Everything looked washed out, preposterously artificial and unnatural.  And to top this illusion of technology and space age, there stood in front of the Guggenheim museum a sculpture of a puppy dog so garish and large, it made Gehry’s building look diminutive, if such a thing were even possible.  Why a puppy dog?  Why in front of the museum?  Was the idea to make the preposterously large building appear small?  Was the aim to humanize it in some way?  I really have no idea, not having read anything about it since it was first built. 

The fact that the dog was made of real plants growing real flowers in yellow and white and red did not make it any less unnatural.  I am not sure who was trying to play a joke on whom.  Did someone deliberately try to give the finger to Gehry by allowing this hideous creature to tower over his masterpiece?  Or did the city of Bilbao just throw its hands up in the air and say, “We want to be famous, at any cost, even if it is just for our grotesque public monuments.”

Looking at the museum and the dog, I couldn’t help thinking of San Francisco, in gratitude.  Our symphony hall and our library are, in comparison, modest and tasteful.  Even the De Young Museum, which almost no one I know likes because of its upside down shape and because it looks like a building still under construction, is not as overpowering as Guggenheim Bilbao.  Its steel mesh construction blends into the trees of Golden Gate Park. 

For me the effect of Bilbao was silly, gaudy, irreverent, and ultimately, unaesthetic. 

Much of modern art is like that, I suppose.  I struggle to understand it, and then give up.  If it doesn’t appeal to me immediately, I wonder why I should bother with it. 

Inside was an exhibit by a painter named David Hockney.  I knew nothing about him.  In the first gallery were his outlandishly large paintings of Yosemite valley made on an I-Pad.  The colors were unreal, the proportions too huge.  You had to step way away to get any perspective on the pictures.  But then I saw a movie about him in the hallway; watched him stand in the cold English countryside – he is from Yorkshire – and try to paint the branch of a tree over and over again.  It was then I got fascinated by him.  In my eye, I was still seeing the realistic, mystical impressionist paintings I had seen in the D’Orsay only a week or two ago.  Comparing them with Hockney’s garish colors and larger than life canvases was hard at first. 

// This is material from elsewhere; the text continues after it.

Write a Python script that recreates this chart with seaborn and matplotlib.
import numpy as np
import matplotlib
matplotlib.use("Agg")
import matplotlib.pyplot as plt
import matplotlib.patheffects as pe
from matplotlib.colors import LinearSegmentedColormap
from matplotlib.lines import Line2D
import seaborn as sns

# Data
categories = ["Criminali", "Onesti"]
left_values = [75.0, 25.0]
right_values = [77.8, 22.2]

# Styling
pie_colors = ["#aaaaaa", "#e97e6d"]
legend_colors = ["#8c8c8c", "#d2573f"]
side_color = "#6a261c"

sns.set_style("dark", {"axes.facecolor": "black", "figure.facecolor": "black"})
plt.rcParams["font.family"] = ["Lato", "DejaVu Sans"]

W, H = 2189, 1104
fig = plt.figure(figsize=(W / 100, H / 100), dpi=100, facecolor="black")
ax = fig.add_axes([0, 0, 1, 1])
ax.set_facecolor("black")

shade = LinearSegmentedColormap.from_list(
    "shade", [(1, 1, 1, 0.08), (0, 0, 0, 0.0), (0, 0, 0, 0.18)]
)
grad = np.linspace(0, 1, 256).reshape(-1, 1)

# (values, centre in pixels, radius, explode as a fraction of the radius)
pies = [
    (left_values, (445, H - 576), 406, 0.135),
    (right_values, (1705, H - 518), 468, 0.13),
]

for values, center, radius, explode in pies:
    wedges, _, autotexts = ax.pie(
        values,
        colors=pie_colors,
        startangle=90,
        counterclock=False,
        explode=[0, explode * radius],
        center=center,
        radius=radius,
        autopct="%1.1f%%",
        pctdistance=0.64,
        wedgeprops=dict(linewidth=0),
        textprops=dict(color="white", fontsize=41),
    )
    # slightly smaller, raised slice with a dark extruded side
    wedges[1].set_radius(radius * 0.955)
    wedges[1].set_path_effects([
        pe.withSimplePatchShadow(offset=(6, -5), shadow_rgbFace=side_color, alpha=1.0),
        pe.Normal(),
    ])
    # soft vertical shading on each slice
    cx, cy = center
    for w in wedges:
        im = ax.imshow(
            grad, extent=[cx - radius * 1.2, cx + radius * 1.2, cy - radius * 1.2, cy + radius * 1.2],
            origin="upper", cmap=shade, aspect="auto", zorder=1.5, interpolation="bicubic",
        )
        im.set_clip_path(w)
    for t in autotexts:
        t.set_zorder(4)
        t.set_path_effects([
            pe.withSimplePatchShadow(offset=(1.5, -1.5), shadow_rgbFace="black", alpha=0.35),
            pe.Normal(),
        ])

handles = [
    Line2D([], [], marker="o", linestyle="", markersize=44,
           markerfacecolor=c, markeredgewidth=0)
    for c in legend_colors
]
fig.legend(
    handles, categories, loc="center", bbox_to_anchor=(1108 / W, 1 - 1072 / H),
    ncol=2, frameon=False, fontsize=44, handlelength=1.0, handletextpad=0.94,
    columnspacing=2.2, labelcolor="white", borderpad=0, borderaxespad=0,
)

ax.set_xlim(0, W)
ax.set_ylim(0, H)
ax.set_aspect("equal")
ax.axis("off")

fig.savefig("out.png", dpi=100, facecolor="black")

But when I went into the gallery displaying his Yorkshire paintings, I got mesmerized.  For he had painted the same grove of trees, the same road, the same canopies, over and over again, to reflect the different textures and colors and hues of different seasons.  What I loved about Hockney’s work was his dedication to the observation of nature, and to trees in particular.  I recalled the group of painters I had met at the Mission in San Juan Batista (made famous by Hitchcock in Vertigo) on way to Pinnacles recently, who explained to me the French Plein Air movement started by the impressionists.  Apparently, with the advent of paints in tubes, as opposed to the age old method of mixing them and grinding them from raw materials, and the invention of the steam engine, painters discovered a new freedom.  They could now travel to places on trains, paint outdoors, and create their visions of nature, while before, they had strictly drawn portraits.  This was how the impressionist movement began.  But the fact that the original movement still survives was new to me. I wanted to join the group and make sketches of beautiful places (I can do a decent sketch, particularly from a photograph).  One of the old ladies, who had been an art teacher, told me it was acceptable to paint or draw from photographs, in fact, in the beginning stages, that is what they want you to do.  So I might do this when I get back to California.

I thought David Hockney has created a new impressionist movement of the twenty first century, one that relies on, what else, technology of course, but one that encourages us to see art and nature with the new millennium’s eye.  That is quite a feat.  He uses composites of photographs, I-Pad drawings, and other techniques, painting parts of a landscape on multiple canvases and then putting them all together.  His work is very technical in some ways, he breaks it down into recognizable pieces so the mystery is gone.  At the same time, one wonders how he can keep such massive pieces into his head in order to be able to integrate them. 

The other exhibits at the Guggenheim were not worthwhile but I got inspired by David Hockney.  I felt as I had felt when I had first gone to the Modern Art Museum in the Smithsonian, right after graduating from Berkeley, and  seen works by Alexander Calder, Salvador Dali, Paul Klee, and Miro.  I didn’t like all of them, but I began to understand what they were trying to do.  When I went to the Andy Warhol Museum in Pittsburgh (he was born there but never wanted to acknowledge it), I began to understand him a little more too.

So David Hockney introduced me to a new dimension of art.   His paintings slowly grew on me and mesmerized me until I wanted to be in that room, surrounded by the large canvases, forever.  It was as thrilling as being lost in  a real forest.